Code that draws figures
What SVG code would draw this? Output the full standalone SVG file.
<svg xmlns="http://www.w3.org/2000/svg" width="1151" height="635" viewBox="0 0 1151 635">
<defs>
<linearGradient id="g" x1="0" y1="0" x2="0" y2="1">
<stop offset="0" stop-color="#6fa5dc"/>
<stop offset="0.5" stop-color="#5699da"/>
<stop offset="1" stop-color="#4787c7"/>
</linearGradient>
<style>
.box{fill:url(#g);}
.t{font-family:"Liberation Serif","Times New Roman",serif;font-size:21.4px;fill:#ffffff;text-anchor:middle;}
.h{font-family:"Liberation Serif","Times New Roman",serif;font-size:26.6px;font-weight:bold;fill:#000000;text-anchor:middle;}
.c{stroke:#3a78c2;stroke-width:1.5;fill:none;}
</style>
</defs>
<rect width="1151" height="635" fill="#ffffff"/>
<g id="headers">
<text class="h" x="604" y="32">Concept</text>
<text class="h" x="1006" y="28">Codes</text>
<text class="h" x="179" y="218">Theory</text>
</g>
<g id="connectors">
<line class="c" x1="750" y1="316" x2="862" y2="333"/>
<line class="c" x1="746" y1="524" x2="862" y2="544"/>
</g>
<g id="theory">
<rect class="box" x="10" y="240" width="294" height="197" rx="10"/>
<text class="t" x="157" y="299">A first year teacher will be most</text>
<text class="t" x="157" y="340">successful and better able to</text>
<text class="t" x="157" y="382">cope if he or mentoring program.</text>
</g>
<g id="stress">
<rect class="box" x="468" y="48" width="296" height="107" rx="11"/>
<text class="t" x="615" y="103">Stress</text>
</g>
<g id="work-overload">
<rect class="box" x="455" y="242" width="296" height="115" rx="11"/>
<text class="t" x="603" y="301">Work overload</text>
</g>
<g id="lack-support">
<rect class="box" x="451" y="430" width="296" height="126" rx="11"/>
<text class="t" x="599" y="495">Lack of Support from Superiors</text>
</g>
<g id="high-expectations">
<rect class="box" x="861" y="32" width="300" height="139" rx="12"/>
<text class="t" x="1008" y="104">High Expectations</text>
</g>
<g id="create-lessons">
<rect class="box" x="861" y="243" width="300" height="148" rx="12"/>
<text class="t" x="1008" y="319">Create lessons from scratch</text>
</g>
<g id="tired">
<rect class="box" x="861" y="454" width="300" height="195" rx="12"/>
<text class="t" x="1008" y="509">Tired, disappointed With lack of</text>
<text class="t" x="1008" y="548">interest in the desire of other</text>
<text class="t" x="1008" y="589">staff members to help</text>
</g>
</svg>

---

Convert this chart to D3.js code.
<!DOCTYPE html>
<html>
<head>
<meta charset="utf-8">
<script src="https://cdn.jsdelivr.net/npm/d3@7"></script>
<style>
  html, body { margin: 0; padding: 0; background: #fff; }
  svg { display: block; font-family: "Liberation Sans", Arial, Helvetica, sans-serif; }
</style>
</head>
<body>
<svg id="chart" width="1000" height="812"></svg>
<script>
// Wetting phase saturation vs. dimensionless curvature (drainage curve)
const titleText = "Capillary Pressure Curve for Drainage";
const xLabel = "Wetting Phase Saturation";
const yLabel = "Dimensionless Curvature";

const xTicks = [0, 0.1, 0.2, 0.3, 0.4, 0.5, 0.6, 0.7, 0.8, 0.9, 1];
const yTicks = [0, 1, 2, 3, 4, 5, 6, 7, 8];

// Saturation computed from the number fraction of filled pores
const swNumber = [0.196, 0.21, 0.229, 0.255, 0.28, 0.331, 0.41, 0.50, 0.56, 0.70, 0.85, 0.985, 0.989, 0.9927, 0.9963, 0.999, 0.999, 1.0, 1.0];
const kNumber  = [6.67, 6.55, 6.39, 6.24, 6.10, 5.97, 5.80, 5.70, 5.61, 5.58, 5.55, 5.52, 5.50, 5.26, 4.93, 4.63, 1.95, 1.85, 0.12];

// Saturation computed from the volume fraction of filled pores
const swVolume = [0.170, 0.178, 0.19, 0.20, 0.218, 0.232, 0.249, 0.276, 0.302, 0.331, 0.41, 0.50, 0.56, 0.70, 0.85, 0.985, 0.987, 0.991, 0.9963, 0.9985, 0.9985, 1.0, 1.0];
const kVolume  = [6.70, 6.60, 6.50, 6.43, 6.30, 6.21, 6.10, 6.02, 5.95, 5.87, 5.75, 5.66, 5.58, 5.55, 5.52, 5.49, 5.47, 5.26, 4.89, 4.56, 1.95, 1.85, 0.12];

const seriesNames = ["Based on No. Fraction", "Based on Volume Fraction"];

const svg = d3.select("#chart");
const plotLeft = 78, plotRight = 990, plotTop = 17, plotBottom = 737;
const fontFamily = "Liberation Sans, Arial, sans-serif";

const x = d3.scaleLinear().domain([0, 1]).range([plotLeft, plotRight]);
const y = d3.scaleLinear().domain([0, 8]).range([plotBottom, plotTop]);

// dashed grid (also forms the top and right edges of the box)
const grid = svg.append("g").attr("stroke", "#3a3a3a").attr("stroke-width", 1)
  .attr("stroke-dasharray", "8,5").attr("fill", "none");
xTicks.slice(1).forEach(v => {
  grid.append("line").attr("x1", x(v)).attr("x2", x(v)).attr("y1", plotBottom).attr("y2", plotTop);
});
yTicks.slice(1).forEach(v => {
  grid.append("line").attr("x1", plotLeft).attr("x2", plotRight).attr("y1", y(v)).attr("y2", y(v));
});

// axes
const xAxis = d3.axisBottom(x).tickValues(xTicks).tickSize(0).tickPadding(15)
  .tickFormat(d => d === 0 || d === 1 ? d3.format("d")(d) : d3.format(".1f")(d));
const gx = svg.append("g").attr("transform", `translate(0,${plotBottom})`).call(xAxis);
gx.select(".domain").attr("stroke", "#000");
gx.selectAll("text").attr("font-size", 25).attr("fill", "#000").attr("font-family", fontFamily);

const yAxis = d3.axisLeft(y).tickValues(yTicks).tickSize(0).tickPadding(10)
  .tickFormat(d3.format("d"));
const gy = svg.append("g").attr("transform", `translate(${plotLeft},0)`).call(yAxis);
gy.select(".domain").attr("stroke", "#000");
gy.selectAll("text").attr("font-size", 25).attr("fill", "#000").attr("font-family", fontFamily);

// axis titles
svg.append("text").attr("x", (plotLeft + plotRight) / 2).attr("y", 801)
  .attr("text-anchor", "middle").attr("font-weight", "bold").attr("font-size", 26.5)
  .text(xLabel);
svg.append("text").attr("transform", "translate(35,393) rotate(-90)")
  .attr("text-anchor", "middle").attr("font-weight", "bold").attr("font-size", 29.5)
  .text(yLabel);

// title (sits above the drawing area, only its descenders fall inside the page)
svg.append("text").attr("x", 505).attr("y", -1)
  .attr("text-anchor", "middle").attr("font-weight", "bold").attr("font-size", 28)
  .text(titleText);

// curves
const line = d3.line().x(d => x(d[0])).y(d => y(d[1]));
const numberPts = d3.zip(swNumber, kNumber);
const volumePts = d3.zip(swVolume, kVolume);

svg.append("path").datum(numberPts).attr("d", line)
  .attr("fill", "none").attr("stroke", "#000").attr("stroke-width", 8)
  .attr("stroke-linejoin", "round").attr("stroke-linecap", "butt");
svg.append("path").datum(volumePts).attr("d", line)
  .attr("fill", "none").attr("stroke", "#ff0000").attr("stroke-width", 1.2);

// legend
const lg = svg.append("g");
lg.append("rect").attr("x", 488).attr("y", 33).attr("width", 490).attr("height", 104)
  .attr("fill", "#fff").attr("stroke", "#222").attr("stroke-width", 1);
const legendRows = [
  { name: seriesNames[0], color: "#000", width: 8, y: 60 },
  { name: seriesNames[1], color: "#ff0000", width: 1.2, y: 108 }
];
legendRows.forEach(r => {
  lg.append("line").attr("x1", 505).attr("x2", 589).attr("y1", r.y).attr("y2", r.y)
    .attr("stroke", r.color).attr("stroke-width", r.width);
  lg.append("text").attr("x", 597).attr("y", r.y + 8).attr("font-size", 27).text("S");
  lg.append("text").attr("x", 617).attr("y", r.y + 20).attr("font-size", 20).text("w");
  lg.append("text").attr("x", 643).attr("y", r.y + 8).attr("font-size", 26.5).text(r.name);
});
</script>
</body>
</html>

Work to be completed: List all lines holding the string "chart".

Solution to this problem:
Convert this chart to D3.js code.
<svg id="chart" width="1000" height="812"></svg>
const svg = d3.select("#chart");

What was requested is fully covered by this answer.